Oh, yeah, and by the way? Peter takes a plea deal for one year of probation. Did any of you even catch that?

Along those same lines, too: so, the bullets were lost and then found and then lost and then found and then they were going to work for the defense, and then they worked for the prosecution, and then they worked for the defense, and then they worked for the … enough already. The only good thing to come out of that merry-go-round was when Lucca (Cush Jumbo, who I’m really interested in seeing what she does next) didn’t know the plan and kept pushing for the theory they had previously decided upon to Judge Cuesta (David Paymer). Hey. It was kind of funny.

So … what happened to Monica (Nikki M. James) again? And where did all that race discrimination stuff go?

Really, though. What. A. Slap.

Here’s a question: do you believe that The Good Wife marks the end of the 22-episode television season as we know it? This has been debated for weeks now, and you want to know what? I do. Part of what wore the series down for viewers was what wore the series down for its actors. Let’s not forget that Josh Charles said he wanted to leave at least half a season before he actually did. Julianna Margulies recently noted that there isn’t enough money in the world that would get her to do television again after doing The Good Wife. We all know what happened with Archie Panjabi, real-life Margulies drama or not. Alan Cumming told The Guardian recently that he was having conversations with his team a season or two ago about leaving the series because he felt his character was becoming too one-dimensional. Good, smart, compelling TV is hard enough to produce when it’s presented via the in-vogue spectrum that is the 10- to 13-episode arc.

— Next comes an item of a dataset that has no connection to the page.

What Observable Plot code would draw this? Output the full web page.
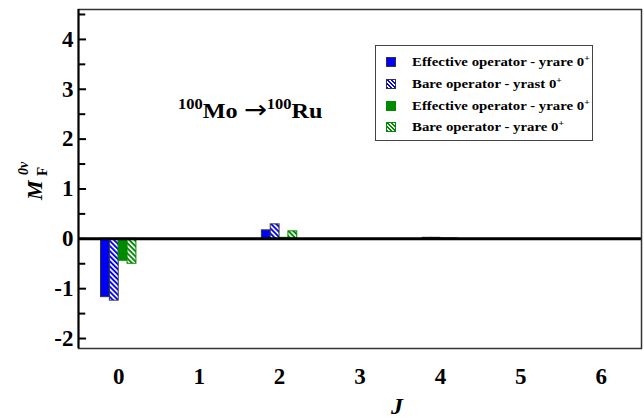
<!DOCTYPE html>
<html>
<head>
<meta charset="utf-8">
<script src="https://cdn.jsdelivr.net/npm/d3@7"></script>
<script src="https://cdn.jsdelivr.net/npm/@observablehq/plot@0.6"></script>
<style>
  html, body { margin: 0; padding: 0; background: #fff; }
  #wrap { position: relative; width: 644px; height: 420px; font-family: "Liberation Serif", "Times New Roman", serif; font-weight: bold; }
  .abs { position: absolute; white-space: nowrap; }
  #legend { left: 375px; top: 45px; width: 218px; height: 96px; border: 1px solid #444; box-sizing: border-box; background: #fff; }
  .row { position: absolute; left: 10px; height: 14px; font-size: 13px; line-height: 14px; }
  .sw { position: absolute; left: 0; top: 2px; width: 10px; height: 10px; box-sizing: border-box; }
  .row span.t { position: absolute; left: 26px; top: 0; transform: scaleX(1.14); transform-origin: 0 50%; }
  sup { font-size: 0.65em; vertical-align: 0; position: relative; top: -0.55em; }
  #anno { left: 178px; top: 95px; font-size: 22px; transform: scaleX(1.1); transform-origin: 0 50%; }
  #anno sup { font-size: 0.68em; top: -0.6em; }
  #anno .arr { font-family: "DejaVu Sans", sans-serif; font-weight: normal; font-size: 25px; }
  #ylab { left: 13px; top: 159px; width: 42px; height: 40px; transform: rotate(-90deg); transform-origin: 50% 50%; }
  #ylab span { position: absolute; line-height: 1; }
  #xlab { left: 391px; top: 393px; font-size: 24px; font-style: italic; }
</style>
</head>
<body>
<div id="wrap"></div>
<script>
// ---- data ----
const J = [0, 1, 2, 3, 4, 5, 6];
const effYrareBlue   = [-1.17, 0, 0.17, 0, 0.02, 0, 0];
const bareYrastBlue  = [-1.24, 0, 0.29, 0, 0.02, 0, 0];
const effYrareGreen  = [-0.44, 0, 0.02, 0, 0.01, 0, 0];
const bareYrareGreen = [-0.50, 0, 0.15, 0, 0.01, 0, 0];
const seriesNames = [
  "Effective operator - yrare 0",
  "Bare operator - yrast 0",
  "Effective operator - yrare 0",
  "Bare operator - yrare 0"
];
const yMajor = [-2, -1, 0, 1, 2, 3, 4];
const yMinor = [-1.5, -0.5, 0.5, 1.5, 2.5, 3.5, 4.5];
const xTicks = J;

const BLUE = "#0000ff", GREEN = "#008a00";
const series = [
  {values: effYrareBlue,   fill: BLUE, stroke: "#333"},
  {values: bareYrastBlue,  fill: "url(#hatchBlue)", stroke: "#333"},
  {values: effYrareGreen,  fill: GREEN, stroke: GREEN},
  {values: bareYrareGreen, fill: "url(#hatchGreen)", stroke: GREEN}
];
const bw = 0.11;

const defsMark = () => {
  const g = d3.create("svg:g");
  const defs = g.append("defs");
  [["hatchBlue", BLUE], ["hatchGreen", GREEN]].forEach(([id, c]) => {
    const p = defs.append("pattern")
      .attr("id", id).attr("patternUnits", "userSpaceOnUse")
      .attr("width", 3.6).attr("height", 3.6)
      .attr("patternTransform", "rotate(-45)");
    p.append("rect").attr("width", 3.6).attr("height", 3.6).attr("fill", "#fff");
    p.append("rect").attr("width", 1.9).attr("height", 3.6).attr("fill", c);
  });
  return g.node();
};

const barMarks = series.map((s, k) => Plot.rectY(J.map((j, i) => ({J: j, v: s.values[i]})), {
  x1: d => d.J - 2 * bw + k * bw,
  x2: d => d.J - 2 * bw + (k + 1) * bw,
  y1: 0, y2: "v",
  fill: s.fill, stroke: s.stroke, strokeWidth: 1
}));

const chart = Plot.plot({
  width: 644, height: 420,
  marginLeft: 78, marginRight: 3, marginTop: 9, marginBottom: 72,
  style: {fontFamily: "'Liberation Serif', 'Times New Roman', serif", fontWeight: "bold", fontSize: "23px", background: "#fff", color: "#000"},
  x: {type: "linear", domain: [-0.5, 6.5]},
  y: {domain: [-2.2, 4.6]},
  marks: [
    defsMark,
    ...barMarks,
    Plot.ruleY([0], {stroke: "#000", strokeWidth: 3}),
    Plot.frame({stroke: "#333", strokeWidth: 1.5}),
    Plot.ruleX([-0.5], {stroke: "#000", strokeWidth: 2}),
    Plot.ruleY(yMajor, {x1: -0.5, x2: -0.4, stroke: "#000", strokeWidth: 2}),
    Plot.ruleY(yMinor, {x1: -0.5, x2: -0.41, stroke: "#000", strokeWidth: 2}),
    Plot.axisY({ticks: yMajor, tickSize: 0, tickPadding: 5, tickFormat: d => String(d), label: null, fontSize: 23}),
    Plot.axisX({ticks: xTicks, tickSize: 0, tickPadding: 19, tickFormat: d => String(d), label: null, fontSize: 23})
  ]
});

const wrap = document.getElementById("wrap");
wrap.appendChild(chart);

// legend
const leg = document.createElement("div");
leg.id = "legend"; leg.className = "abs";
const swStyles = [
  `background:${BLUE};border:1px solid #333;`,
  `background:repeating-linear-gradient(45deg, ${BLUE} 0 1.4px, #fff 1.4px 2.8px);border:1px solid #333;`,
  `background:${GREEN};border:1px solid ${GREEN};`,
  `background:repeating-linear-gradient(45deg, ${GREEN} 0 1.4px, #fff 1.4px 2.8px);border:1px solid ${GREEN};`
];
const rowTops = [9, 31, 53, 74];
seriesNames.forEach((name, k) => {
  const r = document.createElement("div");
  r.className = "row"; r.style.top = rowTops[k] + "px";
  r.innerHTML = `<div class="sw" style="${swStyles[k]}"></div><span class="t">${name}<sup>+</sup></span>`;
  leg.appendChild(r);
});
wrap.appendChild(leg);

const anno = document.createElement("div");
anno.id = "anno"; anno.className = "abs";
anno.innerHTML = `<sup>100</sup>Mo <span class="arr">→</span><sup>100</sup>Ru`;
wrap.appendChild(anno);

const ylab = document.createElement("div");
ylab.id = "ylab"; ylab.className = "abs";
ylab.innerHTML =
  `<span style="left:0;top:10px;font-size:22px;font-style:italic;">M</span>` +
  `<span style="left:25px;top:3px;font-size:14px;font-style:italic;">0ν</span>` +
  `<span style="left:24px;top:21px;font-size:15px;">F</span>`;
wrap.appendChild(ylab);

const xlab = document.createElement("div");
xlab.id = "xlab"; xlab.className = "abs";
xlab.textContent = "J";
wrap.appendChild(xlab);
</script>
</body>
</html>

This is why people love AMC, HBO, Showtime, et al, and why networks like NBC, CBS and ABC have been losing credibility by the Internet click through the last five to ten years. The Good Wife came along at a time when network television was primed and ready to go for something as messy, deep, intelligent, layered, and cynical as this series was, so it slipped in through the cracks and made the most of a unique opportunity. Moving forward, though? I just can’t see, considering how fickle popular culture’s audience is these days combined with how taxing the process can be to an actor, how the 22-episode formula lives on. I already believe this is a far more important series than most people give it credit for, but if The Good Wife ends up being one of the final examples of an era of television, that only further cements its place among the medium’s best dramas in the last 10 to 20 years. Or, at least in my opinion (wink).

Finally, at the risk of being too self-oriented (in a weekly essay that has consistently been far too self-oriented for any good taste, I might add), I want to close all this nonsense by noting how important this series is to me on a personal level. My friend Mark, whom I haven’t spoken with in far too long, turned me onto this show about four years ago by mentioning I might like it. It wasn’t long until I got my hands on all the DVDs, caught up, and never looked back. It’s been an absolute thrill to write about this series, and a trillion “thank yous” would never be enough to express my gratitude toward PopMatters for allowing me to wander aimlessly through this last season via the written word.

It, really, honestly, for the last couple years, was all I ever wanted to do: write about The Good Wife. This publication allowed me that platform, and I’m never going to stop being grateful for that. Your own feelings on the series might be mixed. Maybe you loved a few seasons. Maybe you hated most of the seasons. Maybe everything was perfect until the end. Maybe the end was the only thing of value. For me — and for reasons that go far beyond looking in on some superb acting and brilliant screenwriting each week — The Good Wife is going to go down somewhere in the top 10 on my all-time list, maybe even top five, depending on which day you ask me. As far as I’m concerned, Robert and Michelle King got it right. Maybe not all the time as a whole (again: where’d Lemond Bishop go?), but certainly most of the time. Thank you, Mr. and Mrs. King. Thank you, PopMatters. Thank you, The Good Wife.